§ Input records:
= = = =
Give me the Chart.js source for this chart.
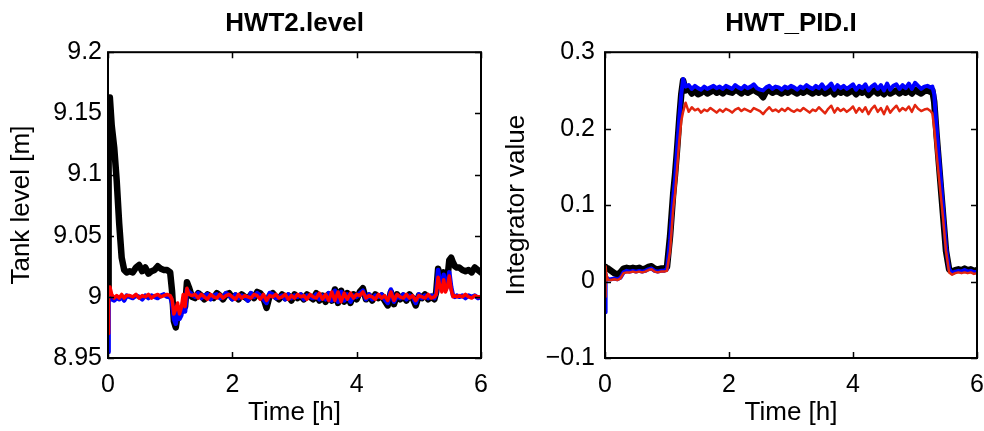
= = = =
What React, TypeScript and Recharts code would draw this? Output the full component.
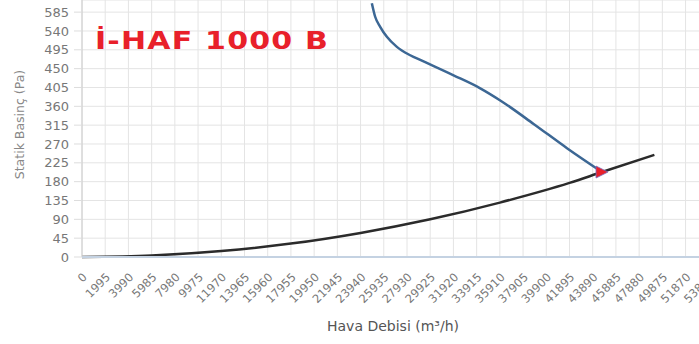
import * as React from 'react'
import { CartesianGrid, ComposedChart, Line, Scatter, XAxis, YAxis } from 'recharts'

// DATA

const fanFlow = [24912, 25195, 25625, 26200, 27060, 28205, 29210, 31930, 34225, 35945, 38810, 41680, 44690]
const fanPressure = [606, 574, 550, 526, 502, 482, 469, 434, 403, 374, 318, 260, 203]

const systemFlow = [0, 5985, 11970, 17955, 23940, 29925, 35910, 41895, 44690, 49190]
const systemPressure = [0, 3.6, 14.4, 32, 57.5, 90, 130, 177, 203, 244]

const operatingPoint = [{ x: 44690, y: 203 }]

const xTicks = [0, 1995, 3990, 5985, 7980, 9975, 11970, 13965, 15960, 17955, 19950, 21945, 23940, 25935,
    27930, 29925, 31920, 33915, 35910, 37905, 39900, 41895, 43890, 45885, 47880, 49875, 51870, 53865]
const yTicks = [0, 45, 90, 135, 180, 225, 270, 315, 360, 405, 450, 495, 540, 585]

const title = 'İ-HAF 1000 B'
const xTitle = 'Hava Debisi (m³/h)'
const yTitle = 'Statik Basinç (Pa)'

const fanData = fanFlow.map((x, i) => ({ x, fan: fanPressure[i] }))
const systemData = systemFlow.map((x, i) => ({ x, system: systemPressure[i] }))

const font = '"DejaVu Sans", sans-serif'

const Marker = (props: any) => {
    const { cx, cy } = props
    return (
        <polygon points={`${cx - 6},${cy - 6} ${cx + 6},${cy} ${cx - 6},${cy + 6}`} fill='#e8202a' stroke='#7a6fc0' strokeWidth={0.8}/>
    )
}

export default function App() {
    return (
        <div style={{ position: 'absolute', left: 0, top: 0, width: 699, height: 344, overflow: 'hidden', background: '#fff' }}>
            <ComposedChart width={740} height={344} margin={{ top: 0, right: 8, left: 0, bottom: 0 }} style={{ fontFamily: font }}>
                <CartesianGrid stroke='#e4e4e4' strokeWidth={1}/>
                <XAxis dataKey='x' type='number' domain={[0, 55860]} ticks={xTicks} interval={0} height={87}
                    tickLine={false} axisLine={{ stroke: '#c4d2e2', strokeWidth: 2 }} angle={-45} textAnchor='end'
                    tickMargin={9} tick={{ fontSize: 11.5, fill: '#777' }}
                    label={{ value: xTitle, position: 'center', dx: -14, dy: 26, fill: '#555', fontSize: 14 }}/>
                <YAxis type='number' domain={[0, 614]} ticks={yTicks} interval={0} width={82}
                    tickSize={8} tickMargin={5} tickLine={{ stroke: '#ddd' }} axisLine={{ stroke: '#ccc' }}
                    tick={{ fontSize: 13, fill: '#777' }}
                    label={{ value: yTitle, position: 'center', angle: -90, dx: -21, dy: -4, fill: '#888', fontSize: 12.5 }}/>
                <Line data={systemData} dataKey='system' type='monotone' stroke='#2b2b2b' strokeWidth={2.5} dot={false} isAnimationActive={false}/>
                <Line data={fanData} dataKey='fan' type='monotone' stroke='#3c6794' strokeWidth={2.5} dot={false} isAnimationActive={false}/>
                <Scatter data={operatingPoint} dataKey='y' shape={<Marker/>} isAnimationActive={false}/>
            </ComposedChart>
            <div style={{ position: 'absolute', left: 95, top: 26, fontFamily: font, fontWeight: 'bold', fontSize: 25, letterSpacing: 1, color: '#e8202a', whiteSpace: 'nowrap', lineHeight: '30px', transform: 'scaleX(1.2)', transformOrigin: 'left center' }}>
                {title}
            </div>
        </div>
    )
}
= = = =
§ Stated exercise: Only the lines starting at the line with "What React, TypeScript" and ending at the line with "44690, y: 203" should be printed again, exactly and with both ends kept; omit the pictures.

§ Written reply:
What React, TypeScript and Recharts code would draw this? Output the full component.
import * as React from 'react'
import { CartesianGrid, ComposedChart, Line, Scatter, XAxis, YAxis } from 'recharts'

// DATA

const fanFlow = [24912, 25195, 25625, 26200, 27060, 28205, 29210, 31930, 34225, 35945, 38810, 41680, 44690]
const fanPressure = [606, 574, 550, 526, 502, 482, 469, 434, 403, 374, 318, 260, 203]

const systemFlow = [0, 5985, 11970, 17955, 23940, 29925, 35910, 41895, 44690, 49190]
const systemPressure = [0, 3.6, 14.4, 32, 57.5, 90, 130, 177, 203, 244]

const operatingPoint = [{ x: 44690, y: 203 }]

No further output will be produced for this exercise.